Pink is not your typical horror color. It’s soft. It’s sparkly. It’s something you’d expect to find in a unicorn sticker book or Barbie’s dreamhouse, not a slasher flick. And yet — it shows up in horror more often than you’d think.
That’s because pink isn’t just cute. It’s a layered color — one that can signal innocence or irony, girlhood or revenge, sweetness or psychological instability. In the right hands, pink doesn’t soften the horror — it sharpen it with contrast.
Let’s take a closer look at what pink means in horror, and how filmmakers have used it to unsettle, surprise, and terrify us.
Femininity & Girlhood
Jennifer’s Body (2009)

Let’s start with the classic association: pink = feminine, girly, delicate. It’s the go-to shade for gender reveal parties (“It’s a girl!”) and toy packaging. In horror, this stereotype gets flipped on its head.
Take Jennifer’s Body. Megan Fox struts through high school in a bubblegum-pink sweater, all shiny lip gloss and cheerleader vibes. But after dark? She’s devouring teenage boys and soaking the floor in blood. Her outward softness becomes a weapon — the ultimate “girly girl” turned predator.
The genius here is in the contrast: pink as armor. Pink as performance. Pink as something that doesn’t make you weak — it lures them in.
Empowerment, Irony & Rage
Promising Young Woman (2020)
Pink can still be soft — but in the hands of the right woman, it’s a trap. In Promising Young Woman, Cassie (played by Carey Mulligan) wears pastel dresses, ribbons, and manicured nails, but behind the sweetness lies a brutal mission: to avenge her best friend and hold predatory men accountable.
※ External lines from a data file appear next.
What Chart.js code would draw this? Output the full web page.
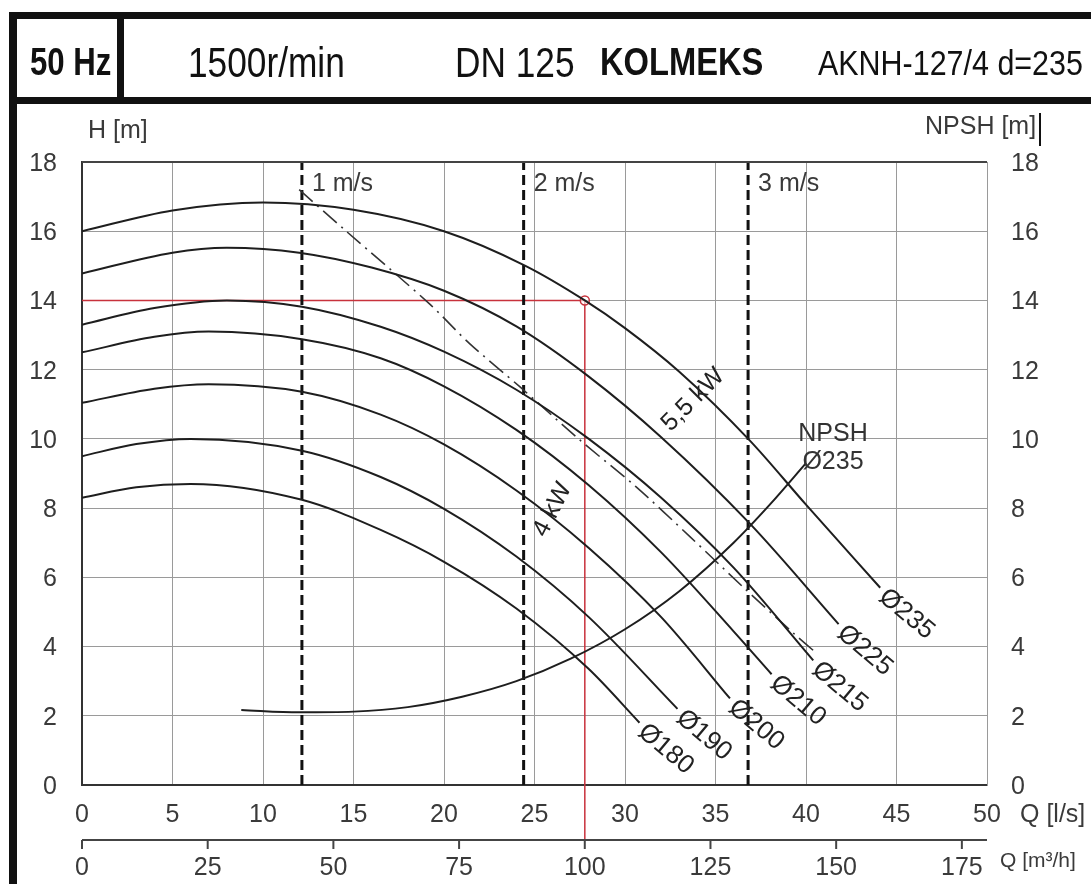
<!DOCTYPE html>
<html><head><meta charset="utf-8">
<script src="https://cdn.jsdelivr.net/npm/chart.js@4.4.1/dist/chart.umd.min.js"></script>
<style>
html,body{margin:0;padding:0;background:#fff;width:1091px;height:884px;overflow:hidden;}
#wrap{position:relative;width:1091px;height:884px;}
canvas{position:absolute;left:0;top:0;}
.bar{position:absolute;background:#111;}
.ht{position:absolute;white-space:nowrap;font-family:'Liberation Sans',Arial,sans-serif;color:#111;line-height:1;transform-origin:0 50%;}
</style></head><body>
<div id="wrap">
<canvas id="c" width="1091" height="884"></canvas>
<div class="bar" style="left:9px;top:12px;width:8px;height:872px"></div>
<div class="bar" style="left:9px;top:12px;width:1082px;height:7px"></div>
<div class="bar" style="left:9px;top:97px;width:1082px;height:7px"></div>
<div class="bar" style="left:117px;top:12px;width:7px;height:92px"></div>
<div class="ht" style="left:30px;top:43px;font-size:38px;font-weight:bold;transform:scaleX(0.82)">50 Hz</div>
<div class="ht" style="left:188px;top:41px;font-size:43px;transform:scaleX(0.82)">1500r/min</div>
<div class="ht" style="left:455px;top:41px;font-size:43px;transform:scaleX(0.82)">DN 125</div>
<div class="ht" style="left:600px;top:43px;font-size:38px;font-weight:bold;transform:scaleX(0.86)">KOLMEKS</div>
<div class="ht" style="left:818px;top:45px;font-size:35px;transform:scaleX(0.87)">AKNH-127/4 d=235</div>
</div>
<script>
// ---------- data ----------
const Q_D235 = [0, 5, 10, 15, 20, 24.5, 27.78, 30, 33, 36.9, 40, 44.1];
const H_D235 = [16.0, 16.6, 16.83, 16.62, 16.0, 15.0, 14.0, 13.2, 11.94, 9.95, 8.1, 5.7];
const Q_D225 = [0, 5, 8, 12, 16, 20, 24, 28, 32, 36.9, 41.8];
const H_D225 = [14.78, 15.38, 15.52, 15.38, 14.95, 14.28, 13.25, 11.8, 10.05, 7.55, 4.65];
const Q_D215 = [0, 4, 8, 12.15, 16.5, 20, 24, 28, 32, 36, 40.4];
const H_D215 = [13.3, 13.78, 14.0, 13.82, 13.24, 12.52, 11.42, 10.0, 8.3, 6.28, 3.6];
const Q_D210 = [0, 4, 7, 12.15, 16.5, 20, 24, 28, 32, 36, 38.1];
const H_D210 = [12.5, 12.95, 13.1, 12.88, 12.33, 11.52, 10.26, 8.66, 6.72, 4.44, 3.2];
const Q_D200 = [0, 4, 7, 12.15, 16.5, 20, 24, 28, 32, 35.8];
const H_D200 = [11.04, 11.45, 11.58, 11.36, 10.7, 9.84, 8.51, 6.85, 4.85, 2.5];
const Q_D190 = [0, 3, 6, 12.15, 16.5, 20, 24, 28, 32.9];
const H_D190 = [9.5, 9.85, 10.0, 9.66, 8.9, 7.98, 6.6, 4.85, 2.2];
const Q_D180 = [0, 3, 6, 12.15, 16.5, 20, 24, 28, 30.8];
const H_D180 = [8.3, 8.6, 8.7, 8.24, 7.37, 6.45, 5.1, 3.35, 1.8];
const Q_NPSH = [8.8, 12, 15, 18, 21, 24, 27, 30, 33, 36, 38, 40];
const H_NPSH = [2.17, 2.1, 2.12, 2.25, 2.55, 3.0, 3.65, 4.5, 5.6, 7.0, 8.1, 9.3];
const Q_LIMIT = [12.0, 14.6, 19.2, 21.4, 24.2, 27.5, 30.6, 33.6, 36.5, 39.3, 40.6];
const H_LIMIT = [17.2, 16.0, 13.9, 12.76, 11.5, 9.97, 8.62, 7.17, 5.73, 4.39, 3.8];
const VELOCITY_Q = [12.15, 24.4, 36.8];
const VELOCITY_LABELS = ['1 m/s', '2 m/s', '3 m/s'];
const DUTY_Q = 27.78, DUTY_H = 14;
const X_TICKS_LS = [0, 5, 10, 15, 20, 25, 30, 35, 40, 45, 50];
const X_TICKS_M3H = [0, 25, 50, 75, 100, 125, 150, 175];
const Y_TICKS = [0, 2, 4, 6, 8, 10, 12, 14, 16, 18];
const CURVE_NAMES = ['Ø235', 'Ø225', 'Ø215', 'Ø210', 'Ø200', 'Ø190', 'Ø180'];

// ---------- build ----------
const toPts = (q, h) => q.map((v, i) => ({x: v, y: h[i]}));
const CURVES = [[Q_D235,H_D235],[Q_D225,H_D225],[Q_D215,H_D215],[Q_D210,H_D210],[Q_D200,H_D200],[Q_D190,H_D190],[Q_D180,H_D180]];
const FONT = '"Liberation Sans", Arial, sans-serif';
const datasets = [];
CURVES.forEach((c, i) => datasets.push({label: CURVE_NAMES[i], data: toPts(c[0], c[1]), showLine: true,
  borderColor: '#1e1e1e', borderWidth: 2, pointRadius: 0, cubicInterpolationMode: 'monotone'}));
datasets.push({label: 'NPSH', data: toPts(Q_NPSH, H_NPSH), showLine: true, borderColor: '#1e1e1e', borderWidth: 2,
  pointRadius: 0, cubicInterpolationMode: 'monotone'});
datasets.push({label: 'limit', data: toPts(Q_LIMIT, H_LIMIT), showLine: true, borderColor: '#333', borderWidth: 1.6,
  borderDash: [18, 6, 2, 6], pointRadius: 0, tension: 0.3});
VELOCITY_Q.forEach((q, i) => datasets.push({label: VELOCITY_LABELS[i], data: [{x: q, y: 0}, {x: q, y: 18}], showLine: true,
  borderColor: '#111', borderWidth: 3, borderDash: [10, 5], pointRadius: 0}));
datasets.push({label: 'duty', data: [{x: DUTY_Q, y: DUTY_H}], showLine: false, pointRadius: 4.5, pointBorderWidth: 1.5,
  pointBorderColor: '#c8323c', pointBackgroundColor: 'rgba(255,255,255,0.6)'});

const overlay = {
  id: 'overlay',
  beforeDatasetsDraw(chart) {
    const {ctx, scales: {x, y}} = chart;
    const px = x.getPixelForValue(DUTY_Q), py = y.getPixelForValue(DUTY_H);
    ctx.save();
    ctx.strokeStyle = '#c8323c'; ctx.lineWidth = 1.5;
    ctx.beginPath(); ctx.moveTo(x.getPixelForValue(0), py); ctx.lineTo(px, py);
    ctx.moveTo(px, py); ctx.lineTo(px, 840); ctx.stroke();
    ctx.restore();
  },
  afterDraw(chart) {
    const {ctx, chartArea: a, scales: {x, y}} = chart;
    ctx.save();
    ctx.strokeStyle = '#444'; ctx.lineWidth = 2;
    ctx.beginPath(); ctx.moveTo(a.left, a.top); ctx.lineTo(a.right, a.top); ctx.stroke();
    ctx.fillStyle = '#3a3a3a';
    ctx.font = '25px ' + FONT;
    ctx.textBaseline = 'middle';
    ctx.textAlign = 'right';
    Y_TICKS.forEach(v => ctx.fillText(String(v), 57, y.getPixelForValue(v) + 2));
    ctx.textAlign = 'left';
    Y_TICKS.forEach(v => ctx.fillText(String(v), 1011, y.getPixelForValue(v) + 2));
    ctx.textAlign = 'center';
    X_TICKS_LS.forEach(v => ctx.fillText(String(v), x.getPixelForValue(v), 815));
    ctx.textAlign = 'left';
    ctx.fillText('Q [l/s]', 1020, 815);
    ctx.textBaseline = 'alphabetic';
    ctx.fillText('H [m]', 88, 138);
    ctx.fillText('NPSH [m]', 925, 134);
    ctx.strokeStyle = '#111'; ctx.lineWidth = 2;
    ctx.beginPath(); ctx.moveTo(1040, 113); ctx.lineTo(1040, 146); ctx.stroke();
    ctx.strokeStyle = '#444'; ctx.lineWidth = 2;
    ctx.beginPath(); ctx.moveTo(a.left, 840); ctx.lineTo(a.right, 840); ctx.stroke();
    ctx.textAlign = 'center'; ctx.textBaseline = 'middle';
    X_TICKS_M3H.forEach(v => {
      const p = x.getPixelForValue(v / 3.6);
      ctx.beginPath(); ctx.moveTo(p, 840); ctx.lineTo(p, 849); ctx.stroke();
      ctx.fillText(String(v), p, 868);
    });
    ctx.font = '21px ' + FONT; ctx.textAlign = 'left';
    ctx.fillText('Q [m³/h]', 1000, 861);
    ctx.font = '25px ' + FONT;
    VELOCITY_Q.forEach((q, i) => ctx.fillText(VELOCITY_LABELS[i], x.getPixelForValue(q) + 10, 184));
    ctx.fillStyle = '#222';
    ctx.font = '26px ' + FONT;
    CURVE_NAMES.forEach((n, i) => {
      const pts = chart.getDatasetMeta(i).data; const e = pts[pts.length - 1];
      ctx.save(); ctx.translate(e.x + 2, e.y + 6); ctx.rotate(40 * Math.PI / 180);
      ctx.textAlign = 'left'; ctx.fillText(n, 0, 0); ctx.restore();
    });
    const np = chart.getDatasetMeta(CURVE_NAMES.length).data; const ne = np[np.length - 1];
    ctx.font = '25px ' + FONT; ctx.textAlign = 'center'; ctx.fillStyle = '#333';
    ctx.fillText('NPSH', ne.x + 27, ne.y - 29);
    ctx.fillText('Ø235', ne.x + 27, ne.y - 1);
    ctx.fillStyle = '#222';
    [['5,5 kW', 33.76, 11.13, -45], ['4 kW', 26.0, 7.95, -63]].forEach(([t, q, h, r]) => {
      ctx.save(); ctx.translate(x.getPixelForValue(q), y.getPixelForValue(h)); ctx.rotate(r * Math.PI / 180);
      ctx.textAlign = 'center'; ctx.fillText(t, 0, 0); ctx.restore();
    });
    ctx.restore();
  }
};

new Chart(document.getElementById('c'), {
  type: 'scatter',
  data: {datasets},
  options: {
    responsive: false, animation: false, devicePixelRatio: 1,
    layout: {padding: {top: 162, left: 0, right: 0, bottom: 0}},
    plugins: {legend: {display: false}, tooltip: {enabled: false}},
    scales: {
      x: {type: 'linear', min: 0, max: 50, ticks: {stepSize: 5, display: false},
          grid: {color: '#9a9a9a', lineWidth: 1, drawTicks: false}, border: {display: true, color: '#333', width: 2},
          afterFit: s => { s.height = 99; }},
      y: {position: 'left', min: 0, max: 18, ticks: {stepSize: 2, display: false},
          grid: {color: '#9a9a9a', lineWidth: 1, drawTicks: false}, border: {display: true, color: '#333', width: 2},
          afterFit: s => { s.width = 82; }},
      y2: {position: 'right', min: 0, max: 18, ticks: {stepSize: 2, display: false},
          grid: {display: false, drawTicks: false}, border: {display: true, color: '#9a9a9a', width: 1},
          afterFit: s => { s.width = 104; }}
    }
  },
  plugins: [overlay]
});
</script>
</body></html>
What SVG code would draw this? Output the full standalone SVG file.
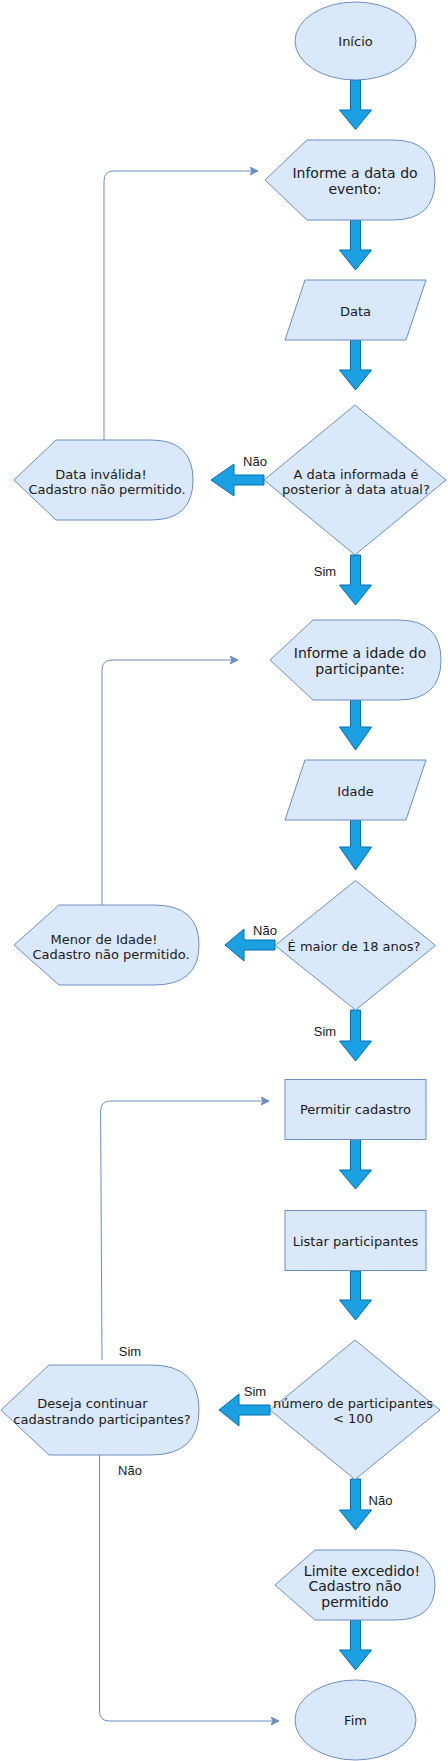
<svg xmlns="http://www.w3.org/2000/svg" width="448" height="1761" viewBox="0 0 448 1761">
<style>
.n{fill:#dae8fc;stroke:#6c8ebf;stroke-width:1}
.ba{fill:#1ba1e2;stroke:#006eaf;stroke-width:1}
.c{fill:none;stroke:#6c8ebf;stroke-width:1}
.t{font-family:"DejaVu Sans",Verdana,sans-serif;font-size:13px;fill:#1a1a1a;text-anchor:middle}
.t14{font-size:14px}
.l{font-family:"Liberation Sans",Arial,sans-serif;font-size:13px;fill:#1a1a1a;text-anchor:middle}
</style>
<defs>
<marker id="ah" markerWidth="10" markerHeight="10" refX="8" refY="4" orient="auto" markerUnits="userSpaceOnUse">
<path d="M0,0 L8,4 L0,8 L2,4 Z" fill="#6c8ebf" stroke="#6c8ebf" stroke-width="1"/>
</marker>
</defs>
<rect width="448" height="1761" fill="#ffffff"/>

<g id="connectors">
<path class="c" d="M104,440 V181 Q104,171 114,171 H258" marker-end="url(#ah)"/>
<path class="c" d="M102,905 V670 Q102,660 112,660 H238" marker-end="url(#ah)"/>
<path class="c" d="M102,1360 L100.6,1111 Q100.6,1101 110.6,1101 H269" marker-end="url(#ah)"/>
<path class="c" d="M99.5,1455 V1711 Q99.5,1721 109.5,1721 H279" marker-end="url(#ah)"/>
<path class="ba" d="M350.5,80 H360.5 V110 H371.5 L355.5,129.5 L339.5,110 H350.5 Z"/>
<path class="ba" d="M350.5,220 H360.5 V250 H371.5 L355.5,270 L339.5,250 H350.5 Z"/>
<path class="ba" d="M350.5,340 H360.5 V370 H371.5 L355.5,390 L339.5,370 H350.5 Z"/>
<path class="ba" d="M350.5,555 H360.5 V585 H371.5 L355.5,605 L339.5,585 H350.5 Z"/>
<path class="ba" d="M350.5,700 H360.5 V727 H371.5 L355.5,750 L339.5,727 H350.5 Z"/>
<path class="ba" d="M350.5,820 H360.5 V847 H371.5 L355.5,870 L339.5,847 H350.5 Z"/>
<path class="ba" d="M350.5,1010 H360.5 V1041 H371.5 L355.5,1061 L339.5,1041 H350.5 Z"/>
<path class="ba" d="M350.5,1139 H360.5 V1170 H371.5 L355.5,1189 L339.5,1170 H350.5 Z"/>
<path class="ba" d="M350.5,1271 H360.5 V1300 H371.5 L355.5,1320 L339.5,1300 H350.5 Z"/>
<path class="ba" d="M350.5,1479 H360.5 V1510 H371.5 L355.5,1530 L339.5,1510 H350.5 Z"/>
<path class="ba" d="M350.5,1620 H360.5 V1650 H371.5 L355.5,1670 L339.5,1650 H350.5 Z"/>
<path class="ba" d="M264,475 H234 V464 L211,480 L234,496 V485 H264 Z"/>
<path class="ba" d="M275,940 H244 V929 L225,945 L244,961 V950 H275 Z"/>
<path class="ba" d="M270,1405 H239 V1394 L219,1410 L239,1426 V1415 H270 Z"/>
<text class="l" x="255" y="466">Não</text>
<text class="l" x="325" y="576">Sim</text>
<text class="l" x="265" y="935">Não</text>
<text class="l" x="325" y="1036">Sim</text>
<text class="l" x="255" y="1395.5">Sim</text>
<text class="l" x="130" y="1355.5">Sim</text>
<text class="l" x="130" y="1474.5">Não</text>
<text class="l" x="380.5" y="1504.5">Não</text>
</g>

<g id="inicio">
<ellipse class="n" cx="355.5" cy="41" rx="60.5" ry="39"/>
<text class="t" x="355.5" y="46">Início</text>
</g>

<g id="informe-data">
<path class="n" d="M265,180 L307,140 L393,140 Q435,140 435,180 Q435,220 393,220 L307,220 Z"/>
<text class="t t14" x="355" y="178">Informe a data do</text>
<text class="t t14" x="355" y="194">evento:</text>
</g>

<g id="data">
<path class="n" d="M305,280 H426 L406,340 H285 Z"/>
<text class="t" x="355.5" y="316">Data</text>
</g>

<g id="decisao-data">
<path class="n" d="M355,405 L446,480 L355,555 L264,480 Z"/>
<text class="t" x="356" y="479">A data informada é</text>
<text class="t" x="356" y="494">posterior à data atual?</text>
</g>

<g id="data-invalida">
<path class="n" d="M14,480 L56,440 L151,440 Q193,440 193,480 Q193,520 151,520 L56,520 Z"/>
<text class="t" x="101" y="479">Data inválida!</text>
<text class="t" x="107" y="494">Cadastro não permitido.</text>
</g>

<g id="informe-idade">
<path class="n" d="M270,660 L313,620 L398,620 Q441,620 441,660 Q441,700 398,700 L313,700 Z"/>
<text class="t t14" x="360" y="658">Informe a idade do</text>
<text class="t t14" x="360" y="674">participante:</text>
</g>

<g id="idade">
<path class="n" d="M305,760 H426 L406,820 H285 Z"/>
<text class="t" x="355.5" y="796">Idade</text>
</g>

<g id="decisao-idade">
<path class="n" d="M355.5,880.5 L435.5,945.5 L355.5,1010 L275,945.5 Z"/>
<text class="t" x="354" y="950.5">É maior de 18 anos?</text>
</g>

<g id="menor-idade">
<path class="n" d="M14,945 L59,905 L154,905 Q199,905 199,945 Q199,985 154,985 L59,985 Z"/>
<text class="t" x="104" y="944">Menor de Idade!</text>
<text class="t" x="111" y="959">Cadastro não permitido.</text>
</g>

<g id="permitir">
<rect class="n" x="285" y="1079.5" width="141" height="60"/>
<text class="t" x="355.5" y="1114">Permitir cadastro</text>
</g>

<g id="listar">
<rect class="n" x="285" y="1210.5" width="141" height="60"/>
<text class="t" x="355.5" y="1245.5">Listar participantes</text>
</g>

<g id="decisao-limite">
<path class="n" d="M355,1340 L440,1410 L355,1479.5 L270,1410 Z"/>
<text class="t" x="353" y="1408">número de participantes</text>
<text class="t" x="353" y="1423">&lt; 100</text>
</g>

<g id="continuar">
<path class="n" d="M1,1410 L49,1365 L151,1365 Q199,1365 199,1410 Q199,1455 151,1455 L49,1455 Z"/>
<text class="t" x="92.5" y="1408">Deseja continuar</text>
<text class="t" x="102" y="1424">cadastrando participantes?</text>
</g>

<g id="limite">
<path class="n" d="M275,1585 L315,1550 L395,1550 Q435,1550 435,1585 Q435,1620 395,1620 L315,1620 Z"/>
<text class="t t14" x="362" y="1576">Limite excedido!</text>
<text class="t t14" x="355" y="1591">Cadastro não</text>
<text class="t t14" x="355" y="1607">permitido</text>
</g>

<g id="fim">
<ellipse class="n" cx="355.5" cy="1720" rx="60.5" ry="40"/>
<text class="t" x="355.5" y="1724.5">Fim</text>
</g>
</svg>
Her candy-colored look throws people off. It disarms them. That’s the point. In horror and horror-adjacent thrillers, pink can be a coded warning — this woman may look fragile, but she’s not here to play nice.
Jennifer and Cassie are spiritual cousins: smart, hurt, and using femininity as a disguise for fury.
Innocence, Naivety & Vulnerability
Pink is also the color of first crushes, baby blankets, and soft childhood memories. It evokes a kind of pre-adulthood glow — the last moment of safety before the world gets sharp.
That’s why it works so well in horror — it creates a visceral contrast. When horror descends on pink-soaked scenes, the innocence makes the fear hit harder. Think of a bloodbath in a child’s bedroom with pastel wallpaper. A creepy porcelain doll in a rose-pink dress. A character in a pink hoodie walking straight into danger.
In horror, pink often signals someone who’s not ready — someone who’s still trusting, still unarmored, still believing the world is fair. That makes them a perfect target… or a character about to undergo a horrifying transformation.
“Rose-Tinted Glasses” and Shattered Fantasies
And then there’s the metaphor: pink as illusion. The color of rose-tinted glasses, daydreams, and comforting lies. In many horror films, pink represents the world before it breaks — before the monsters crawl out, before the betrayal, before the body count begins.
It’s a color that can signify the calm before the storm, or worse — denial in the face of it. The kind of false safety that makes the eventual horror feel like a sucker punch. And when that fantasy world comes crashing down? The shards often cut deep.
We see it in stories where a character’s dreams are replaced by nightmares, where innocence is corrupted, or where sweet aesthetics mask a rot underneath. In horror, pink doesn’t protect you — it deceives you.

Final Thoughts: Pink Has Claws
Pink is a trickster in horror. It can mean purity or poison, softness or strength, naivety or calculated vengeance. It’s a color that filmmakers use because it creates contrast — between what we expect and what we get.
So the next time you see pink lighting in a horror film, or a character dressed like a pastel princess, don’t get comfortable. That soft glow might be the last warmth before everything burns down.
Because in horror? Even pink bleeds.